What's more surprising is that, in some ways, Seattle's street-food restrictions are now more liberal than Portland's.

Whereas food carts and trucks can now locate on many public sidewalks in Seattle (subject, of course, to nearby businesses' potential veto) Portland's outdoor food service is limited to private property---hence the emergence of "food pods," groups of trucks that gather in a single space every day. Yet competition for space at these pods is so fierce that they're actually prone to inner-pod disputes over which vendors are eligible to join a pod; Portland's rules dictate that you can't open a food truck selling a similar product as your neighbors.

So what's the difference between Seattle and Portland? Hess thinks it isn't so much the rules as the way they're enforced. "Portland only disciplines when there’s a complaint, while Seattle is more likely to hunt down offenders," he told PubliCola. "And generally, regulations are still tighter here: private lots can’t spill onto public sidewalks, carts have to close up at night, must be attached to commissary kitchen, and can’t be next door to a restaurant."

"Put those together and you get mostly trucks that service big east-side businesses who’ll let them use their parking lots.” Oh, the irony.

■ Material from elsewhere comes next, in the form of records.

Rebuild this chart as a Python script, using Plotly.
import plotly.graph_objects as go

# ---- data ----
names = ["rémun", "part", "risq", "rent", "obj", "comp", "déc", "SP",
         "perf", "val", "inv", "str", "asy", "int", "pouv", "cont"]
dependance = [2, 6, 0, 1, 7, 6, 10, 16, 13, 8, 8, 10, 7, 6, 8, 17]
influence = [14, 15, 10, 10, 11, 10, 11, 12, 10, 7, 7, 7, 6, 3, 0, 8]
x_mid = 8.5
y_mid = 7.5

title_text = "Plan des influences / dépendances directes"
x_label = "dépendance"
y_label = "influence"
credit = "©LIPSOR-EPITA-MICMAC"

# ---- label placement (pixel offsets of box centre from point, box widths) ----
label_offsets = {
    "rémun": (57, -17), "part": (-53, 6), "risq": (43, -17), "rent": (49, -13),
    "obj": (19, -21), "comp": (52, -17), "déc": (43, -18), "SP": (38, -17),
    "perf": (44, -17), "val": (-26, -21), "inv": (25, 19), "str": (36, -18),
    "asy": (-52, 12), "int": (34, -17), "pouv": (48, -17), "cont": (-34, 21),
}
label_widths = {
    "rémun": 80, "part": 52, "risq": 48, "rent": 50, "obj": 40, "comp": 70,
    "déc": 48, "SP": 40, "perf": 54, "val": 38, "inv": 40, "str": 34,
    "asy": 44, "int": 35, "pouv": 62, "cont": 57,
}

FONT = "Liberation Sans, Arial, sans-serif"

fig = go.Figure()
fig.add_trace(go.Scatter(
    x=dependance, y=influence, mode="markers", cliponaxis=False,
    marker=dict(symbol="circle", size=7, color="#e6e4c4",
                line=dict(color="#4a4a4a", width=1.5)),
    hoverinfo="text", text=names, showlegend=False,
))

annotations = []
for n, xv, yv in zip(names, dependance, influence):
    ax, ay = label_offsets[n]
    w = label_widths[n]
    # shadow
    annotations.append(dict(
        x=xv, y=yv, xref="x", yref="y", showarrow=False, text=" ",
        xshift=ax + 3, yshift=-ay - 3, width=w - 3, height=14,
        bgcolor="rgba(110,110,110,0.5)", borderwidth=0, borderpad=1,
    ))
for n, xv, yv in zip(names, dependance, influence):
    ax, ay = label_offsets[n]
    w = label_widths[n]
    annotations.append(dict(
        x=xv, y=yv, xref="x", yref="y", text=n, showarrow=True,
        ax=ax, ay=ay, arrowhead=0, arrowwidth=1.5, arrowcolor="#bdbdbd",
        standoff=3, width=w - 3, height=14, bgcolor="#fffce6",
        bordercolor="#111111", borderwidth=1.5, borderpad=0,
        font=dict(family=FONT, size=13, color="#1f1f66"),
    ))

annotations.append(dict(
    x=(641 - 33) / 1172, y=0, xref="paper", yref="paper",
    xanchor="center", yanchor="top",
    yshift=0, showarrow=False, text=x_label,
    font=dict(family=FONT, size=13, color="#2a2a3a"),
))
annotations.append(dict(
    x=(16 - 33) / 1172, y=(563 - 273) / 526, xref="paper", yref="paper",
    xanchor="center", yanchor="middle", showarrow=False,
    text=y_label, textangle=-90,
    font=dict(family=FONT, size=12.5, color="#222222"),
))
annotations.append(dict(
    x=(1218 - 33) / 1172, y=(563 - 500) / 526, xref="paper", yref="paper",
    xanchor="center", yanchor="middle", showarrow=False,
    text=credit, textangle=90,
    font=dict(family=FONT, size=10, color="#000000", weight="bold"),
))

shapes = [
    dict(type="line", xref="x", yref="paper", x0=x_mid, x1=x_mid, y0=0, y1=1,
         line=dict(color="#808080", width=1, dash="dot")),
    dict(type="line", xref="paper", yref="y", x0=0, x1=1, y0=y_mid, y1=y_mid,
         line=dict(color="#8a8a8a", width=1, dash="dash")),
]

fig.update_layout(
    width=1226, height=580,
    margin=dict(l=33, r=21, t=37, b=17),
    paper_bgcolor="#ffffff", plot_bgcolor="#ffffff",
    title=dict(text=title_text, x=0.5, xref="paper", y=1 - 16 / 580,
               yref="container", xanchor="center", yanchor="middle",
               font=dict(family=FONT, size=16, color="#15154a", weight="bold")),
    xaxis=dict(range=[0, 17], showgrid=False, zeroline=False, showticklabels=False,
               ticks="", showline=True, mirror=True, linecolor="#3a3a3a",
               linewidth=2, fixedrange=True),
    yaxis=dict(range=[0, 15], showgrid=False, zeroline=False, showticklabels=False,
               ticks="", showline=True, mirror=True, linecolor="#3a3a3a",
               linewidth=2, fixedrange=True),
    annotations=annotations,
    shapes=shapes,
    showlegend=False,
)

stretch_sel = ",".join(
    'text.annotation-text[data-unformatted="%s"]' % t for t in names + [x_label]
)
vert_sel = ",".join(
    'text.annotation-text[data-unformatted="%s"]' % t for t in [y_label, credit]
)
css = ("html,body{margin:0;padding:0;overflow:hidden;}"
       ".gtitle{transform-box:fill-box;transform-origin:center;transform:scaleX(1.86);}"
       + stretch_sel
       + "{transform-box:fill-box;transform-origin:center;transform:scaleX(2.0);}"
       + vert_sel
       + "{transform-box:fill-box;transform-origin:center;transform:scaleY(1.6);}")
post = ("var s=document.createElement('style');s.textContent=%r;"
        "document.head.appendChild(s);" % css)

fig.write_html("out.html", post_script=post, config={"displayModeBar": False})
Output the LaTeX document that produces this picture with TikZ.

This afternoon, I asked City Council member Sally Clark, who oversaw the food-truck legislation as head of the council's land use committee, why she thought the change hadn't resulted in a street-food renaissance. Basically, she said, she has no idea. One theory, though, is that scarce street parking makes it more profitable for parking-lot owners to use them for parking than lease them to food trucks. "The thing is, actually think seven or eight is a good number for people who want to serve in the parking area or in the sidewalk," she adds. "It's just not all that well tested in Seattle yet."